From looking at the logs this issue is caused by the rebalance status loop exiting early due to an error being returned by the server. In this case the logs show the following message while the rebalance status loop is running:
2018/08/15 23:59:06 Unsolicited response received on idle HTTP channel starting with "HTTP/1.1 400 Bad Request\r\nServer: MochiWeb/1.0 (Any of you quaids got a smint?)\r\nDate: Wed, 15 Aug 2018 23:59:06 GMT\r\nContent-Length: 0\r\n\r\n"; err=<nil>
The loop exits and then when we check to see if a rebalance is still needed ns_server report that it does because the rebalance is still in process.
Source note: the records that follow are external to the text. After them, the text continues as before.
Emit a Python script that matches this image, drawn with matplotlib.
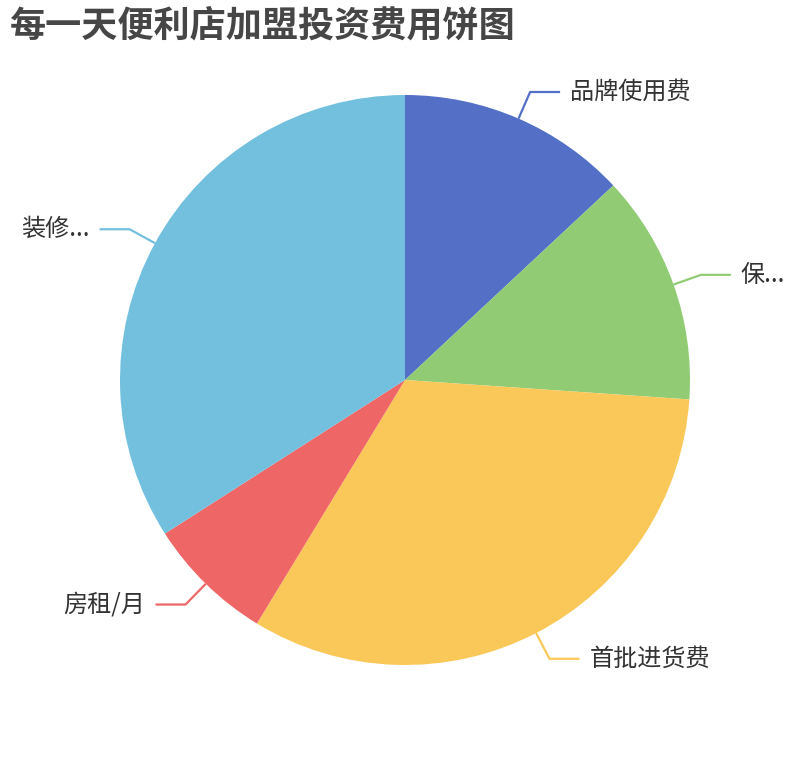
import numpy as np
import matplotlib
matplotlib.use('Agg')
import matplotlib.pyplot as plt

plt.rcParams['font.family'] = ['Noto Sans CJK SC', 'DejaVu Sans']

title = '每一天便利店加盟投资费用饼图'
names = ['品牌使用费', '保...', '首批进货费', '房租/月', '装修...']
values = [18000, 18000, 45000, 10000, 47000]
colors = ['#5470c6', '#91cc75', '#fac858', '#ee6666', '#73c0de']

W, H = 810, 760
cx, cy, R = 405, 380, 285

fig = plt.figure(figsize=(W / 100, H / 100), dpi=100)
ax = fig.add_axes([0, 0, 1, 1])

wedges, _ = ax.pie(values, colors=colors, startangle=90, counterclock=False,
                   center=(cx, H - cy), radius=R,
                   wedgeprops=dict(linewidth=0))
ax.set_xlim(0, W)
ax.set_ylim(0, H)
ax.set_aspect('equal')
ax.axis('off')

# label lines: radial piece then a horizontal piece, ECharts style
r_bend = 314
len2 = 30
gap = 10
for w, name, c in zip(wedges, names, colors):
    mid = np.deg2rad((w.theta1 + w.theta2) / 2)
    x0, y0 = cx + R * np.cos(mid), (H - cy) + R * np.sin(mid)
    x1, y1 = cx + r_bend * np.cos(mid), (H - cy) + r_bend * np.sin(mid)
    side = 1 if np.cos(mid) >= 0 else -1
    x2 = x1 + side * len2
    ax.plot([x0, x1, x2], [y0, y1, y1], color=c, lw=1.6, solid_capstyle='butt')
    ax.text(x2 + side * gap, y1, name, ha='left' if side > 0 else 'right',
            va='center', fontsize=17.4, color='#333333')

fig.text(10 / W, 1 - 26 / H, title, fontsize=26, fontweight='bold',
         color='#464646', ha='left', va='center')

fig.savefig('out.png', dpi=100)
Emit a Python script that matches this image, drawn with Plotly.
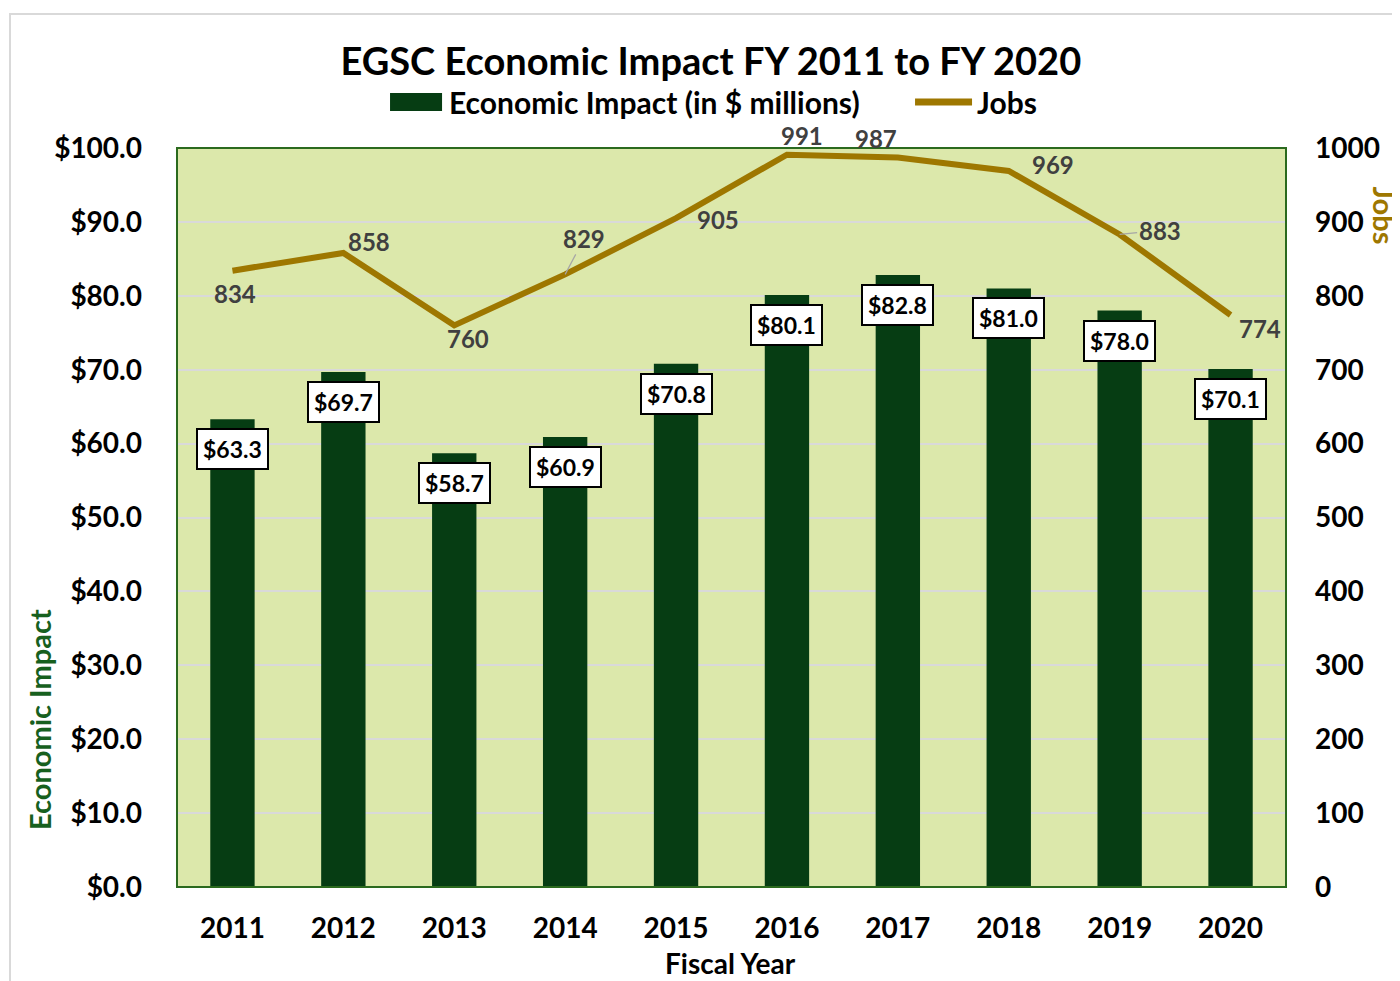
import plotly.graph_objects as go

years = ["2011", "2012", "2013", "2014", "2015", "2016", "2017", "2018", "2019", "2020"]
impact = [63.3, 69.7, 58.7, 60.9, 70.8, 80.1, 82.8, 81.0, 78.0, 70.1]
jobs = [834, 858, 760, 829, 905, 991, 987, 969, 883, 774]
left_ticks = [0, 10, 20, 30, 40, 50, 60, 70, 80, 90, 100]
right_ticks = [0, 100, 200, 300, 400, 500, 600, 700, 800, 900, 1000]

FONT = "Lato"
BAR_C = "#063D13"
LINE_C = "#9E7700"
BG = "#DCE8AB"

# label offsets for job labels (pixels, +y = up): (xshift, yshift, leader line?)
job_offsets = [(3, -23, False), (26, 11, False), (14, -13, False), (19, 36, True),
               (42, -1, False), (15, 19, False), (-22, 19, False), (44, 6, False),
               (40, 4, True), (29, -13, False)]

fig = go.Figure()
fig.add_trace(go.Bar(
    x=years, y=impact, name="Economic Impact (in $ millions)",
    marker=dict(color=BAR_C, line=dict(width=0)), width=0.4, showlegend=False,
))
fig.add_trace(go.Scatter(
    x=years, y=jobs, name="Jobs", yaxis="y2", mode="lines",
    line=dict(color=LINE_C, width=6), showlegend=False,
))

ann = []
for i, v in enumerate(impact):
    ann.append(dict(
        x=i, y=v, xref="x", yref="y", text=f"${v:.1f}", showarrow=False,
        yanchor="top", yshift=-9, bgcolor="white", bordercolor="black",
        borderwidth=2, borderpad=5,
        font=dict(family=FONT, size=23, color="black", weight="bold"),
    ))
for i, (v, (dx, dy, arr)) in enumerate(zip(jobs, job_offsets)):
    f = dict(family=FONT, size=24, color="#404040", weight="bold")
    if arr:
        ann.append(dict(
            x=i, y=v, xref="x", yref="y2", text=str(v), showarrow=True,
            ax=dx, ay=-dy, arrowhead=0, arrowwidth=1.2, arrowcolor="#A6A6A6",
            standoff=0, font=f,
        ))
    else:
        ann.append(dict(
            x=i, y=v, xref="x", yref="y2", text=str(v), showarrow=False,
            xshift=dx, yshift=dy, font=f,
        ))

# axis titles
ann.append(dict(x=-0.1235, y=0.226, xref="paper", yref="paper", text="Economic Impact",
                showarrow=False, textangle=-90, xanchor="center", yanchor="middle",
                font=dict(family=FONT, size=29, color="#17601E", weight="bold")))
ann.append(dict(x=1.089, y=0.909, xref="paper", yref="paper", text="Jobs",
                showarrow=False, textangle=90, xanchor="center", yanchor="middle",
                font=dict(family=FONT, size=29, color=LINE_C, weight="bold")))
ann.append(dict(x=0.499, y=-0.1025, xref="paper", yref="paper", text="Fiscal Year",
                showarrow=False, xanchor="center", yanchor="middle",
                font=dict(family=FONT, size=28, color="black", weight="bold")))
# legend texts
leg_font = dict(family=FONT, size=30, color="black", weight="bold")
ann.append(dict(x=0.2435, y=1.0622, xref="paper", yref="paper",
                text="Economic Impact (in $ millions)", showarrow=False,
                xanchor="left", yanchor="middle", font=leg_font))
ann.append(dict(x=0.7196, y=1.0622, xref="paper", yref="paper", text="Jobs",
                showarrow=False, xanchor="left", yanchor="middle", font=leg_font))

fig.update_layout(
    width=1400, height=981,
    margin=dict(l=169, r=122, t=140, b=102),
    paper_bgcolor="white", plot_bgcolor=BG,
    title=dict(text="EGSC Economic Impact FY 2011 to FY 2020", x=0.502, xanchor="center",
               y=0.945, yanchor="middle",
               font=dict(family=FONT, size=38, color="black", weight="bold")),
    showlegend=False,
    xaxis=dict(type="category", range=[-0.5, 9.5], showgrid=False, zeroline=False, ticks="",
               tickfont=dict(family=FONT, size=28, color="black", weight="bold"),
               ticklabelstandoff=22),
    yaxis=dict(range=[0, 100], tickvals=left_ticks,
               ticktext=[f"${t:.1f}" for t in left_ticks],
               showgrid=True, gridcolor="#D9D9D9", gridwidth=2, zeroline=False,
               tickfont=dict(family=FONT, size=28, color="black", weight="bold"),
               ticklabelstandoff=34),
    yaxis2=dict(range=[0, 1000], tickvals=right_ticks, overlaying="y", side="right",
                showgrid=False, zeroline=False,
                tickfont=dict(family=FONT, size=28, color="black", weight="bold"),
                ticklabelstandoff=28),
    annotations=ann,
    shapes=[
        dict(type="rect", xref="paper", yref="paper", x0=0, y0=0, x1=1, y1=1,
             line=dict(color="#2B6A1E", width=2), layer="above"),
        dict(type="rect", xref="paper", yref="paper", x0=-0.1506, y0=-0.25, x1=1.2, y1=1.1813,
             line=dict(color="#D9D9D9", width=2), layer="below"),
        # legend symbols
        dict(type="rect", xref="paper", yref="paper", x0=0.1921, y0=1.0501, x1=0.2390, y1=1.0744,
             fillcolor=BAR_C, line=dict(width=0)),
        dict(type="line", xref="paper", yref="paper", x0=0.6655, y0=1.0622, x1=0.7169, y1=1.0622,
             line=dict(color=LINE_C, width=7)),
    ],
)

fig.write_html("out.html")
time="2018-08-15T23:59:10Z" level=error msg="failed to reconcile: Failed to rebalance: cluster reports rebalance incomplete" cluster-name=test-couchbase-mjwqv module=cluster
The problem is that we need to do better error checking in the rebalance status loop. If the call to check the status fails we need to check another node. Even if all nodes fail we should still retry for a certain amount of time (maybe 60 seconds) before giving up. Below is a link the code that needs to be improved.
It should also be noted that it's possible that we may not be able to check the status for 60 seconds and in that case we should skip raising an event or raise an event for rebalance status unknown.